Out now on the always excellent Shanachie label, ‘Around The Horn’ by smooth jazz trumpet supremo Rick Braun is the product of his many influences and his intent to take the listener on a journey around the world. In addition it proves to be something of a triumphant collaboration with singer, songwriter, pianist and producer John Stoddart with whom Braun co-writes five of the eleven choice tracks.

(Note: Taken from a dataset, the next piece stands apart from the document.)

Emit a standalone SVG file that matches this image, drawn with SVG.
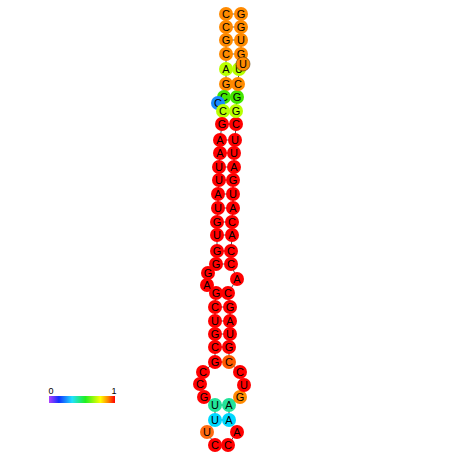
<svg xmlns="http://www.w3.org/2000/svg" width="452" height="452" viewBox="0 0 452 452">
<style>
.bb{fill:none;stroke:#222;stroke-width:0.8}
.bp{stroke:#333;stroke-width:0.8}
.n circle{stroke:none}
.n text{font-family:"Liberation Sans",Arial,sans-serif;font-size:11px;fill:#000;text-anchor:middle;dominant-baseline:central}
.r{fill:#ff0000}.o{fill:#ff8a00}.yg{fill:#b8ff00}.g{fill:#44e600}.b{fill:#1a8cff}.t{fill:#22e39a}.c{fill:#00d8ff}.or{fill:#ff5a00}.og{fill:#ff6a10}
.lg{font-family:"Liberation Sans",Arial,sans-serif;font-size:9px;fill:#000}
</style>
<defs>
<linearGradient id="grad" x1="0" x2="1" y1="0" y2="0">
<stop offset="0" stop-color="#b040ff"/>
<stop offset="0.15" stop-color="#1030ff"/>
<stop offset="0.35" stop-color="#20e0ff"/>
<stop offset="0.55" stop-color="#20f020"/>
<stop offset="0.78" stop-color="#ffff00"/>
<stop offset="0.9" stop-color="#ff8000"/>
<stop offset="1" stop-color="#ff0000"/>
</linearGradient>
</defs>
<g id="connectors">
<polyline class="bb" points="226,14 226,27 226,40 226,54 226,69 226,84 224,97 218,103 223,111 222,124 220,140 220,153 219,167 219,180 218,194 218,208 217,222 217,235 217,251 216,264 208,273 207,285 216,293 215,307 215,321 215,334 215,347 215,362 203,372 200,384 204,397 215,405 215,420 207,432 215,445 228,445 237,432 229,420 229,405 240,397 244,385 240,372 229,362 229,347 230,334 230,321 230,307 228,293 237,279 231,264 231,251 232,235 232,222 233,208 233,194 233,180 234,167 234,153 235,140 236,124 236,111 237,97 238,84 239,69 243,64 241,54 241,40 241,27 241,14"/>
<line class="bp" x1="226" y1="14" x2="241" y2="14"/>
<line class="bp" x1="226" y1="27" x2="241" y2="27"/>
<line class="bp" x1="226" y1="40" x2="241" y2="40"/>
<line class="bp" x1="226" y1="54" x2="241" y2="54"/>
<line class="bp" x1="226" y1="69" x2="239" y2="69"/>
<line class="bp" x1="226" y1="84" x2="238" y2="84"/>
<line class="bp" x1="224" y1="97" x2="237" y2="97"/>
<line class="bp" x1="223" y1="111" x2="236" y2="111"/>
<line class="bp" x1="222" y1="124" x2="236" y2="124"/>
<line class="bp" x1="220" y1="140" x2="235" y2="140"/>
<line class="bp" x1="220" y1="153" x2="234" y2="153"/>
<line class="bp" x1="219" y1="167" x2="234" y2="167"/>
<line class="bp" x1="219" y1="180" x2="233" y2="180"/>
<line class="bp" x1="218" y1="194" x2="233" y2="194"/>
<line class="bp" x1="218" y1="208" x2="233" y2="208"/>
<line class="bp" x1="217" y1="222" x2="232" y2="222"/>
<line class="bp" x1="217" y1="235" x2="232" y2="235"/>
<line class="bp" x1="217" y1="251" x2="231" y2="251"/>
<line class="bp" x1="216" y1="264" x2="231" y2="264"/>
<line class="bp" x1="216" y1="293" x2="228" y2="293"/>
<line class="bp" x1="215" y1="307" x2="230" y2="307"/>
<line class="bp" x1="215" y1="321" x2="230" y2="321"/>
<line class="bp" x1="215" y1="334" x2="230" y2="334"/>
<line class="bp" x1="215" y1="347" x2="229" y2="347"/>
<line class="bp" x1="215" y1="362" x2="229" y2="362"/>
<line class="bp" x1="215" y1="405" x2="229" y2="405"/>
<line class="bp" x1="215" y1="420" x2="229" y2="420"/>
</g>
<g id="nodes">
<g id="n1" class="n"><circle class="o" cx="226" cy="14" r="7"/><text x="226" y="14">C</text></g>
<g id="n2" class="n"><circle class="o" cx="226" cy="27" r="7"/><text x="226" y="27">C</text></g>
<g id="n3" class="n"><circle class="o" cx="226" cy="40" r="7"/><text x="226" y="40">G</text></g>
<g id="n4" class="n"><circle class="o" cx="226" cy="54" r="7"/><text x="226" y="54">C</text></g>
<g id="n5" class="n"><circle class="yg" cx="226" cy="69" r="7"/><text x="226" y="69">A</text></g>
<g id="n6" class="n"><circle class="o" cx="226" cy="84" r="7"/><text x="226" y="84">G</text></g>
<g id="n7" class="n"><circle class="g" cx="224" cy="97" r="7"/><text x="224" y="97">C</text></g>
<g id="n8" class="n"><circle class="b" cx="218" cy="103" r="7"/><text x="218" y="103">C</text></g>
<g id="n9" class="n"><circle class="yg" cx="223" cy="111" r="7"/><text x="223" y="111">C</text></g>
<g id="n10" class="n"><circle class="r" cx="222" cy="124" r="7"/><text x="222" y="124">G</text></g>
<g id="n11" class="n"><circle class="r" cx="220" cy="140" r="7"/><text x="220" y="140">A</text></g>
<g id="n12" class="n"><circle class="r" cx="220" cy="153" r="7"/><text x="220" y="153">A</text></g>
<g id="n13" class="n"><circle class="r" cx="219" cy="167" r="7"/><text x="219" y="167">U</text></g>
<g id="n14" class="n"><circle class="r" cx="219" cy="180" r="7"/><text x="219" y="180">U</text></g>
<g id="n15" class="n"><circle class="r" cx="218" cy="194" r="7"/><text x="218" y="194">A</text></g>
<g id="n16" class="n"><circle class="r" cx="218" cy="208" r="7"/><text x="218" y="208">U</text></g>
<g id="n17" class="n"><circle class="r" cx="217" cy="222" r="7"/><text x="217" y="222">G</text></g>
<g id="n18" class="n"><circle class="r" cx="217" cy="235" r="7"/><text x="217" y="235">U</text></g>
<g id="n19" class="n"><circle class="r" cx="217" cy="251" r="7"/><text x="217" y="251">G</text></g>
<g id="n20" class="n"><circle class="r" cx="216" cy="264" r="7"/><text x="216" y="264">G</text></g>
<g id="n21" class="n"><circle class="r" cx="208" cy="273" r="7"/><text x="208" y="273">G</text></g>
<g id="n22" class="n"><circle class="r" cx="207" cy="285" r="7"/><text x="207" y="285">A</text></g>
<g id="n23" class="n"><circle class="r" cx="216" cy="293" r="7"/><text x="216" y="293">G</text></g>
<g id="n24" class="n"><circle class="r" cx="215" cy="307" r="7"/><text x="215" y="307">C</text></g>
<g id="n25" class="n"><circle class="r" cx="215" cy="321" r="7"/><text x="215" y="321">U</text></g>
<g id="n26" class="n"><circle class="r" cx="215" cy="334" r="7"/><text x="215" y="334">G</text></g>
<g id="n27" class="n"><circle class="r" cx="215" cy="347" r="7"/><text x="215" y="347">C</text></g>
<g id="n28" class="n"><circle class="r" cx="215" cy="362" r="7"/><text x="215" y="362">G</text></g>
<g id="n29" class="n"><circle class="r" cx="203" cy="372" r="7"/><text x="203" y="372">C</text></g>
<g id="n30" class="n"><circle class="r" cx="200" cy="384" r="7"/><text x="200" y="384">C</text></g>
<g id="n31" class="n"><circle class="r" cx="204" cy="397" r="7"/><text x="204" y="397">G</text></g>
<g id="n32" class="n"><circle class="t" cx="215" cy="405" r="7"/><text x="215" y="405">U</text></g>
<g id="n33" class="n"><circle class="c" cx="215" cy="420" r="7"/><text x="215" y="420">U</text></g>
<g id="n34" class="n"><circle class="og" cx="207" cy="432" r="7"/><text x="207" y="432">U</text></g>
<g id="n35" class="n"><circle class="r" cx="215" cy="445" r="7"/><text x="215" y="445">C</text></g>
<g id="n36" class="n"><circle class="r" cx="228" cy="445" r="7"/><text x="228" y="445">C</text></g>
<g id="n37" class="n"><circle class="r" cx="237" cy="432" r="7"/><text x="237" y="432">A</text></g>
<g id="n38" class="n"><circle class="c" cx="229" cy="420" r="7"/><text x="229" y="420">A</text></g>
<g id="n39" class="n"><circle class="t" cx="229" cy="405" r="7"/><text x="229" y="405">A</text></g>
<g id="n40" class="n"><circle class="o" cx="240" cy="397" r="7"/><text x="240" y="397">G</text></g>
<g id="n41" class="n"><circle class="r" cx="244" cy="385" r="7"/><text x="244" y="385">U</text></g>
<g id="n42" class="n"><circle class="r" cx="240" cy="372" r="7"/><text x="240" y="372">C</text></g>
<g id="n43" class="n"><circle class="or" cx="229" cy="362" r="7"/><text x="229" y="362">C</text></g>
<g id="n44" class="n"><circle class="r" cx="229" cy="347" r="7"/><text x="229" y="347">G</text></g>
<g id="n45" class="n"><circle class="r" cx="230" cy="334" r="7"/><text x="230" y="334">U</text></g>
<g id="n46" class="n"><circle class="r" cx="230" cy="321" r="7"/><text x="230" y="321">A</text></g>
<g id="n47" class="n"><circle class="r" cx="230" cy="307" r="7"/><text x="230" y="307">G</text></g>
<g id="n48" class="n"><circle class="r" cx="228" cy="293" r="7"/><text x="228" y="293">C</text></g>
<g id="n49" class="n"><circle class="r" cx="237" cy="279" r="7"/><text x="237" y="279">A</text></g>
<g id="n50" class="n"><circle class="r" cx="231" cy="264" r="7"/><text x="231" y="264">C</text></g>
<g id="n51" class="n"><circle class="r" cx="231" cy="251" r="7"/><text x="231" y="251">C</text></g>
<g id="n52" class="n"><circle class="r" cx="232" cy="235" r="7"/><text x="232" y="235">A</text></g>
<g id="n53" class="n"><circle class="r" cx="232" cy="222" r="7"/><text x="232" y="222">C</text></g>
<g id="n54" class="n"><circle class="r" cx="233" cy="208" r="7"/><text x="233" y="208">A</text></g>
<g id="n55" class="n"><circle class="r" cx="233" cy="194" r="7"/><text x="233" y="194">U</text></g>
<g id="n56" class="n"><circle class="r" cx="233" cy="180" r="7"/><text x="233" y="180">G</text></g>
<g id="n57" class="n"><circle class="r" cx="234" cy="167" r="7"/><text x="234" y="167">A</text></g>
<g id="n58" class="n"><circle class="r" cx="234" cy="153" r="7"/><text x="234" y="153">U</text></g>
<g id="n59" class="n"><circle class="r" cx="235" cy="140" r="7"/><text x="235" y="140">U</text></g>
<g id="n60" class="n"><circle class="r" cx="236" cy="124" r="7"/><text x="236" y="124">C</text></g>
<g id="n61" class="n"><circle class="yg" cx="236" cy="111" r="7"/><text x="236" y="111">G</text></g>
<g id="n62" class="n"><circle class="g" cx="237" cy="97" r="7"/><text x="237" y="97">G</text></g>
<g id="n63" class="n"><circle class="o" cx="238" cy="84" r="7"/><text x="238" y="84">C</text></g>
<g id="n64" class="n"><circle class="yg" cx="239" cy="69" r="7"/><text x="239" y="69">U</text></g>
<g id="n66" class="n"><circle class="o" cx="241" cy="54" r="7"/><text x="241" y="54">G</text></g>
<g id="n65" class="n"><circle class="o" cx="243" cy="64" r="7" style="stroke:#553300;stroke-width:0.6"/><text x="243" y="64">U</text></g>
<g id="n67" class="n"><circle class="o" cx="241" cy="40" r="7"/><text x="241" y="40">U</text></g>
<g id="n68" class="n"><circle class="o" cx="241" cy="27" r="7"/><text x="241" y="27">G</text></g>
<g id="n69" class="n"><circle class="o" cx="241" cy="14" r="7"/><text x="241" y="14">G</text></g>
</g>
<g id="legend">
<rect x="49" y="396" width="66" height="7" fill="url(#grad)"/>
<text class="lg" x="51" y="394" text-anchor="middle">0</text>
<text class="lg" x="114" y="394" text-anchor="middle">1</text>
</g>
</svg>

In fact ‘Around The Horn’ is quickly up and running with the Braun Stoddart written ‘So Strong’ that with a stunning Brazilian groove is tailor made for Braun’s distinctive playing style. The writing duo also comes up big with the sultry ‘Love Take Me’ that showcases the dazzling vocals of rising star Lindsey Webster before instigating a mood change with the decidedly bluesy ‘Everything Is Alright’ that is in the best traditions of Ramsey Lewis or, for that matter, Eddie Harris. The R & B flavored ‘I Love You More’ is jazzy in the most accessible of ways and enhanced by Stoddart’s totally on point backing vocals
Another catchy slice of smooth jazz comes in the form of ‘Pool Dancer’ where Braun shimmers on both trumpet and flugelhorn while elsewhere the silky ‘Vila Vita’, inspired by a visit Braun made to Portugal, benefits from delightful guitar interjections from the one and only Peter White and has all the attributes of a contemporary jazz classic in the making.
Drawing influence from some of the best pop music around, Braun finds space for three well crafted covers with the first being ‘We Don’t Talk Anymore’ that again features Peter White on nylon string guitar and which, in its time, was a huge hit for Charlie Puth and featured guest artist Selina Gomez. Later, Alicia Keys’ ‘In Common’ gets a smoky Rick Braun makeover while completing this tempting trio of cover versions Braun pays his own tribute to the mighty Coldplay with the bands first USA hit ‘Yellow’.
In Braun’s capable hands this melodic masterpiece never sounded better and although the title cut (co-written by Braun’s regular keyboard player Ron Reinhardt) is driven along on a brassy veneer that comes courtesy of Braun on trumpet, flugelhorn and valve trombone plus muted trumpet from Till Bronner, it is the wonderfully evocative ‘One South Beach Night’ that might just steal the entire show. With yet more great backing from Stoddart, exemplary trumpet from Braun and a vibe to die for this, much like the entire album, is a real gem.